In 1960, a then-prominent marketer, E. Jerome McCarthy, proposed a marketing mix approach, which became famously known as the four P’s. As everyone who has ever read a marketing textbook – or has studied how General Motors managed to reduce their share from a one-time high of nearly 50% to 15% — knows the elements of the 4 P’s were Product, Price, Place, and Promotion. The theory was that a marketing manager able to manage the 4 P’s more adroitly than his competitor, would do better, i.e., have greater share, sales, and/or profits, than less skillful competition.
This approach worked pretty well until the early 1980’s when most of the companies managed these rationally-based 4 P’s pretty well, but couldn’t figure out how or what to offer that went beyond those basics. The 4 P’s became marketing table stakes; you could manage them to your heart’s content, but they weren’t going to provide real differentiation or engagement, or a sense that the product/service was going to better meet what was emotionally driven.

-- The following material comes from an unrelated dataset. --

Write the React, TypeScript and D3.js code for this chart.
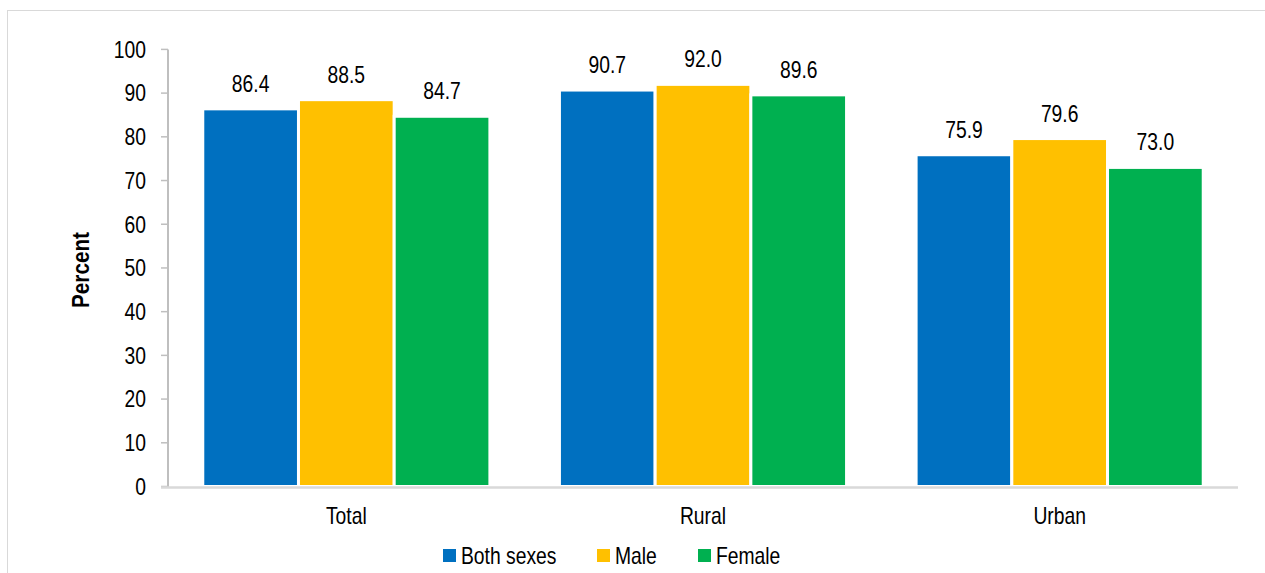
import React from "react";
import * as d3 from "d3";

const categories = ["Total", "Rural", "Urban"];
const seriesNames = ["Both sexes", "Male", "Female"];
const bothSexes = [86.4, 90.7, 75.9];
const male = [88.5, 92.0, 79.6];
const female = [84.7, 89.6, 73.0];
const yTicks = [0, 10, 20, 30, 40, 50, 60, 70, 80, 90, 100];
const colors = ["#0070C0", "#FFC000", "#00B050"];

const FONT = "'Liberation Sans', Arial, sans-serif";
const SX = 0.84;

function NText({ x, y, anchor = "start", size = 23, weight = "normal", dy, children }: any) {
  return (
    <text
      transform={`translate(${x},${y}) scale(${SX},1)`}
      textAnchor={anchor}
      fontSize={size}
      fontWeight={weight}
      dy={dy}
      fill="#000"
    >
      {children}
    </text>
  );
}

export default function App() {
  const W = 1265, H = 573;
  const left = 168, right = 1238, top = 49.4, bottom = 486.5;
  const series = [bothSexes, male, female];

  const x0 = d3.scaleBand().domain(categories).range([left, right]).paddingInner(0.195).paddingOuter(0.0975);
  const x1 = d3.scaleBand().domain(seriesNames).range([0, x0.bandwidth()]).padding(0);
  const y = d3.scaleLinear().domain([0, 100]).range([bottom, top]);

  const legendItems = [
    { name: "Both sexes", sx: 443, tx: 461 },
    { name: "Male", sx: 597, tx: 615 },
    { name: "Female", sx: 698, tx: 716 },
  ];

  return (
    <svg width={W} height={H} style={{ position: "absolute", left: 0, top: 0, background: "#fff" }} fontFamily={FONT}>
      <rect x={7.5} y={10.5} width={1300} height={600} fill="#fff" stroke="#d9d9d9" strokeWidth={1} />
      {yTicks.map((t) => (
        <g key={t}>
          <line x1={left - 7} x2={left} y1={y(t)} y2={y(t)} stroke="#bfbfbf" strokeWidth={1.5} />
          <NText x={left - 22} y={y(t)} dy="0.36em" anchor="end">
            {t}
          </NText>
        </g>
      ))}
      {categories.map((c, ci) => (
        <g key={c}>
          {series.map((s, si) => {
            const bx = (x0(c) as number) + (x1(seriesNames[si]) as number);
            const bw = x1.bandwidth();
            return (
              <g key={si}>
                <rect x={bx} y={y(s[ci])} width={bw} height={bottom - y(s[ci])} fill={colors[si]} stroke="#fff" strokeWidth={3} />
                <NText x={bx + bw / 2} y={y(s[ci]) - 17} anchor="middle">
                  {s[ci].toFixed(1)}
                </NText>
              </g>
            );
          })}
          <NText x={(x0(c) as number) + x0.bandwidth() / 2} y={524} anchor="middle">
            {c}
          </NText>
        </g>
      ))}
      <line x1={left} x2={left} y1={top} y2={bottom + 1} stroke="#bfbfbf" strokeWidth={2} />
      <line x1={left - 7} x2={right} y1={bottom + 1} y2={bottom + 1} stroke="#d9d9d9" strokeWidth={2.5} />
      <text transform={`translate(89,270) rotate(-90) scale(0.9,1)`} textAnchor="middle" fontSize={23} fontWeight="bold" fill="#000">
        Percent
      </text>
      {legendItems.map((l, i) => (
        <g key={l.name}>
          <rect x={l.sx} y={549} width={13} height={13} fill={colors[i]} />
          <NText x={l.tx} y={564}>
            {l.name}
          </NText>
        </g>
      ))}
    </svg>
  );
}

Traditional marketers didn’t let that stop them. If 4 P’s weren’t enough to successfully manage the brand, they would find other P’s to manage. This philosophy brought us the 5th P, People, the 6th, Process (the way services are used), and the 7th P, Physical Evidence, aka “satisfaction” (yet another 20th century cost of entry). But these too were rooted in rational category features, and you could manage the heck out of them but that really didn’t create real consumer engagement or loyalty. Alas, so many P’s, so little engagement!

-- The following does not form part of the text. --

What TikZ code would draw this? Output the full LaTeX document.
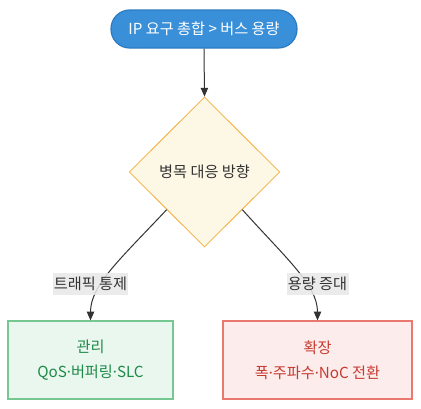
\documentclass[tikz,border=0pt]{standalone}
\usepackage{fontspec}
\setmainfont{Noto Sans CJK KR}
\newfontfamily\latinfont{Noto Sans}
\newcommand{\mdot}{{\latinfont ·}}
\usetikzlibrary{shapes.geometric,arrows.meta}
\definecolor{pillfill}{HTML}{3A90D8}
\definecolor{pilldraw}{HTML}{2C7BC0}
\definecolor{diafill}{HTML}{FDF7E5}
\definecolor{diadraw}{HTML}{F2AE3A}
\definecolor{gfill}{HTML}{E9F7EE}
\definecolor{gdraw}{HTML}{76C893}
\definecolor{gtext}{HTML}{1E8A48}
\definecolor{rfill}{HTML}{FDECEC}
\definecolor{rdraw}{HTML}{E9786F}
\definecolor{rtext}{HTML}{C63A30}
\definecolor{lblfill}{HTML}{E8E8E8}
\definecolor{ink}{HTML}{333333}
\tikzset{
  basefont/.style={font=\fontsize{11.4}{18.75}\selectfont},
  pill/.style={basefont, draw=pilldraw, fill=pillfill, text=white, line width=0.9pt,
    rounded corners=14pt, minimum width=139.5pt, minimum height=28.5pt, inner sep=0pt},
  dia/.style={basefont, diamond, draw=diadraw, fill=diafill, text=ink, line width=0.6pt,
    minimum width=113pt, minimum height=112.5pt, inner sep=0pt},
  gbox/.style={basefont, draw=gdraw, fill=gfill, text=gtext, line width=0.9pt, align=center,
    minimum width=123.75pt, minimum height=58.5pt, inner sep=0pt},
  rbox/.style={basefont, draw=rdraw, fill=rfill, text=rtext, line width=0.9pt, align=center,
    minimum width=141.75pt, minimum height=58.5pt, inner sep=0pt},
  lbl/.style={basefont, fill=lblfill, fill opacity=0.85, text opacity=1, text=ink,
    inner xsep=1pt, inner ysep=0pt, minimum height=17pt},
  conn/.style={draw=ink, line width=0.75pt, -{Triangle[length=6.5pt,width=5.5pt]}},
}
\begin{document}
\begin{tikzpicture}[x=0.75pt,y=-0.75pt]
\useasboundingbox (0,0) rectangle (421,408);
\node[pill] (top) at (204,29) {IP 요구 총합 > 버스 용량};
\node[dia] (d) at (204.5,172) {병목 대응 방향};
\node[gbox] (b1) at (90.5,360) {관리\\QoS\mdot 버퍼링\mdot SLC};
\node[rbox] (b2) at (317.5,360) {확장\\폭\mdot 주파수\mdot NoC 전환};
\draw[conn] (top.south) -- (d.north);
\draw[conn] (d.south west) .. controls +(-47,50) and +(0,-35) .. (b1.north);
\draw[conn] (d.south east) .. controls +(45,50) and +(0,-35) .. (b2.north);
\node[lbl] (l1) at (90.5,284) {트래픽 통제};
\node[lbl] (l2) at (317.5,284) {용량 증대};
\end{tikzpicture}
\end{document}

Last week, yet another P was offered up for our marketing consideration. It came from Mitchell Markson, the Global Chief Creative Officer and President of Brand Consulting for Edelman, the Public Relations firm. Mr. Markson, apparently unaware of the already existent P’s 5 through 7, and noting that the holiday season heralded a wave of cause-related projects for brands offered up “Purpose” as his 5th P of marketing. This speaks to “Consumer Citizens, Citizen Brands, and Corporate Citizenship,” and he is recommending that “corporations integrate good causes into their everyday business.”
Cause Marketing has been part of most corporate reputation marketing toolboxes for more than two decades. And while direct questioning will always reveal folks saying it’s important, only below-the-radar metrics will tell the truth about how much corporate social responsibility really matters when consumers are making increasingly-emotional decisions about brands. If we really need another P, let’s try Passion on for size. Maybe then brands can start to really understand how social responsibility really plays with consumers.